St.Asaph City 3 Mochdre Sports 1
Attendance: 254 (at Roe Plas)
The St.Asaph club has risen rapidly in recent seasons overtaking St.Asaph based neighbours Y Glannau as the (now) city’s highest ranked club. In November 2012 the clubs’ Roe Plas pitch was seriously flooded when the adjacent River Elwy burst its banks. The club successfully applied to UEFA for a £10,000 grant to repair the damage and this was a catalyst for elevation to the Welsh Alliance for the 2013/14 season. The facilities are still basic, the away dugout moved alarmingly when a Mochdre sub leaned against it! The hosts dominate the game and should have been more than three goals up when Mochdre (which translates as “Swinetown”) grab a late consolation as the forecast rain began to get heavier.
Kinmel Bay Sports 2 Glan Conwy 2
Attendance: 221 (at Y Morfa)
In scenes redolent of The Brittas Empire the match was originally cancelled following a dispute between the football club and the leisure centre management.
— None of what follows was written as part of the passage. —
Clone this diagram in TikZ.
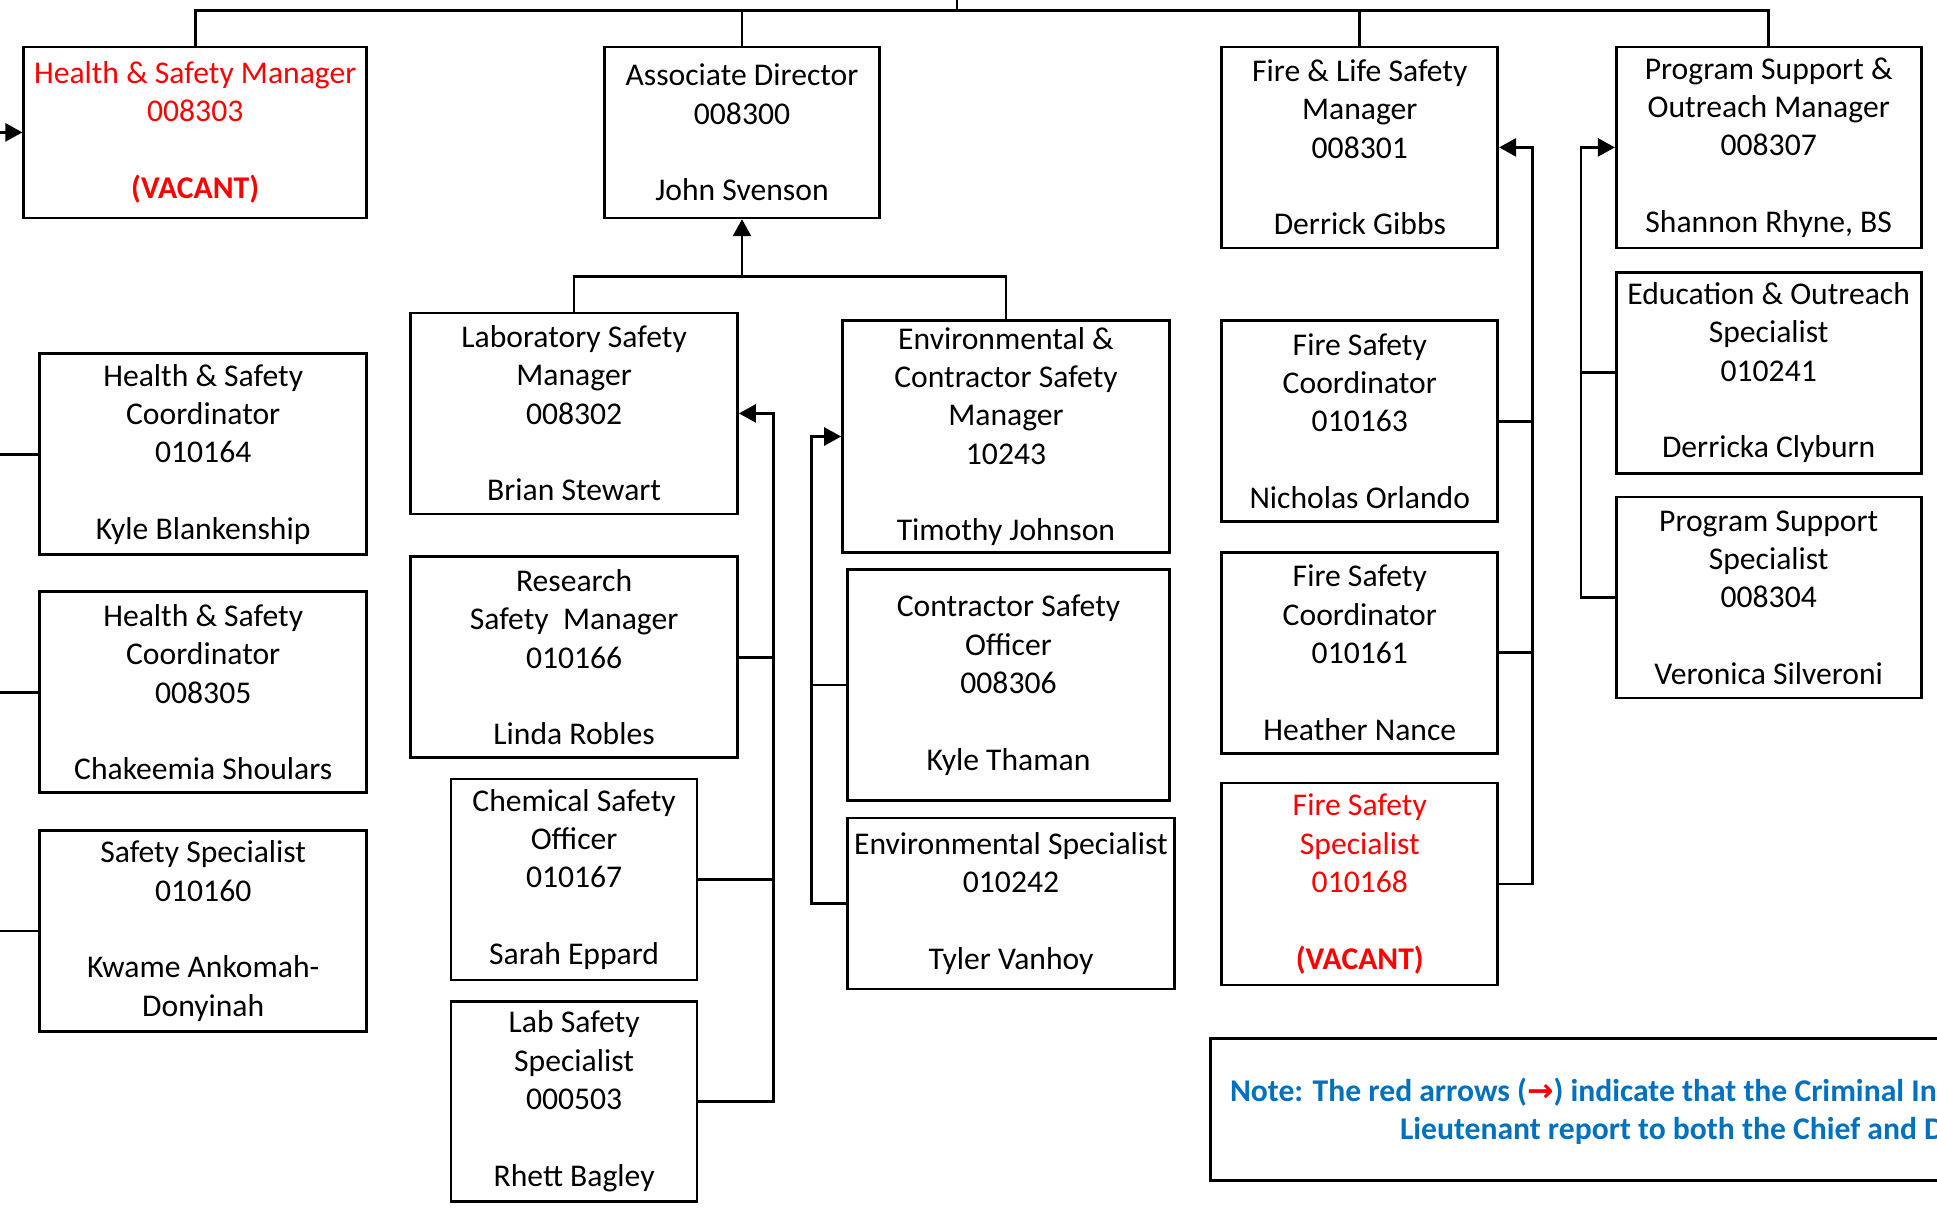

It centred over soil mixed, as it turned out, with sizable pieces of aggregate being strewn over the Kinmel Bay pitch. Patently it could not be used in that condition and an eleventh hour meeting saw the game take place on the back pitch. The onslaught of predicted monsoon weather saw the elements triumph as the sides played out a 2-2 draw. Kinmel Bay had ironically moved to the venue having dominated the Clwyd League under their previous guise of Abergele Rovers. Rovers’ Parc Pentre Mawr had scant facilities and the move to Kinmel Bay Leisure Centre gave the club an opportunity to progress. Hopefully the ground dispute will be settled amicably in the not to distant future.
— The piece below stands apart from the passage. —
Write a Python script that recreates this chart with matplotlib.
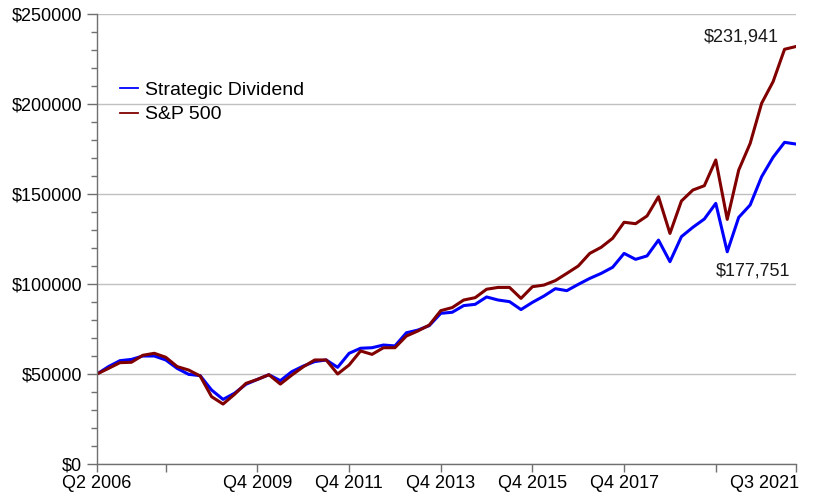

What a great weekend of football in the mountains and coasts of North Wales. It was truly lovely to stay in Barmouth, a frequent holiday destination as a young football watcher. When the Welsh sing of “Bread of Heaven” I have often wondered what they mean but I believe weekends like this give an outsider just a small slice of it! Next years’ hop will be the last in this excellent league, you really ought to come.